In a significant market shift, many people are also ditching more expensive tracker mortgages in favour of long-term fixed rates, brokers said.
Trackers have been considered the best value mortgages and until recently such a move would have been considered illogical.
The European Central Bank (ECB) is expected to start raising its key refinancing rate in the coming months, a move that would make trackers and variables more expensive and mean higher new fixed rates.
Broker Martina Hennessy of Doddl.ie said there has been a surge in customers seeking to lock in fixed rates before they rise again.
She said the switcher application numbers had doubled in the first three months of this year compared with the same period last year.
The numbers were boosted by Ulster Bank and KBC Bank customers who wanted to move mortgage providers before their mortgages are sold.
“But also, and increasingly in the last two months, due to the expectation that rate increases are more imminent,” Ms Hennessy said.
Rather than fixing for three and five years, mortgage holders were now opting for fixes of five, seven, 10 and 15 years.
Yesterday, Dutch central bank chief Klaas Knot raised the prospect of a 0.5pc rise in ECB rates in July. Mr Knot, who is on the governing council of the ECB said the rate rise would be needed in July if inflation continues to climb.
If as expected the ECB pushes up the refinancing rate three times in the next year it will cost a typical variable-rate customer, or those on trackers, an extra €1,000 in repayments.
Each 0.25pc rise in the ECB rates will cost €30 more in monthly repayments for a €250,000 mortgage.
This week ICS Mortgages announced a second rise in its mortgage costs.
Its three and five-year fixed rates will increase by 1pc across all loan-to-value (LTV) bands. It comes just two months after it increased its rates. The latest increase of 1pc means the ICS five-year fixed rate will go from 2.6pc to 3.6pc.
This means an extra €131 per month, or €1,572 a year, in repayments for a homeowner with a €250,000 mortgage over a 25-year term, and an 80pc loan-to-value, Ms Hennessy said.
Last week Avant Money, which shook up the market here when it launched mortgages for less than 2pc at the end of 2020, is increasing its five, seven and 10-year fixed rates for new borrowers by between 0.2 and 0.3 percentage points.

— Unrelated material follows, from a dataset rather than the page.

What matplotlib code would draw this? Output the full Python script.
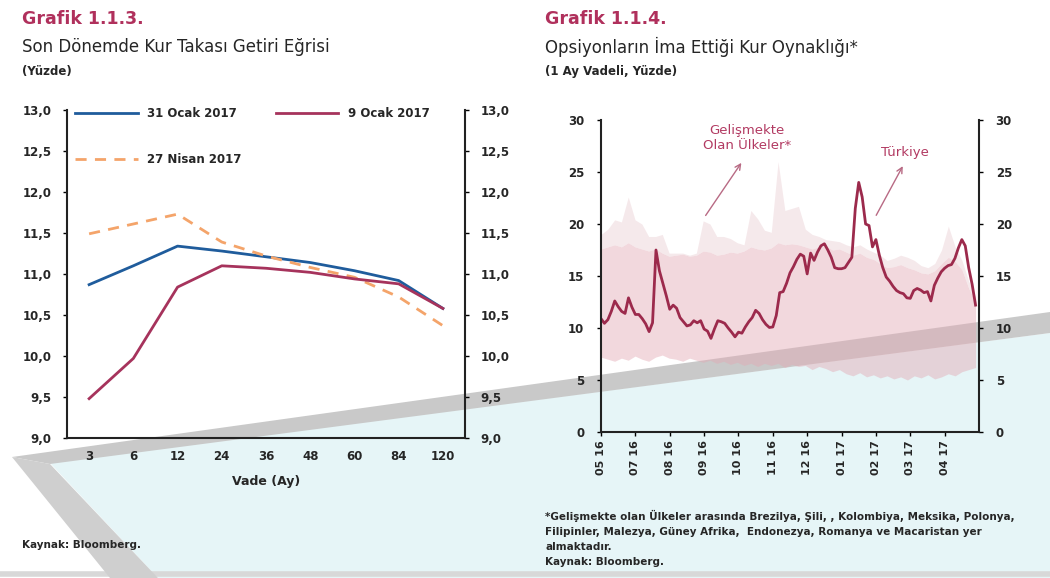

Broker Michael Dowling of Dowling Financial said some people with poorly priced tracker mortgages were ditching the trackers for fixed rates.
Such a move would once have been considered heresy.
Trackers are priced at a set percentage over the ECB refinancing rate, which is currently 0pc. Most trackers are set at 1pc over the ECB.
He said those with higher margins than 1pc should get a financial expert to review their situation, especially if ECB rates go to 2.5pc as some economists are predicting.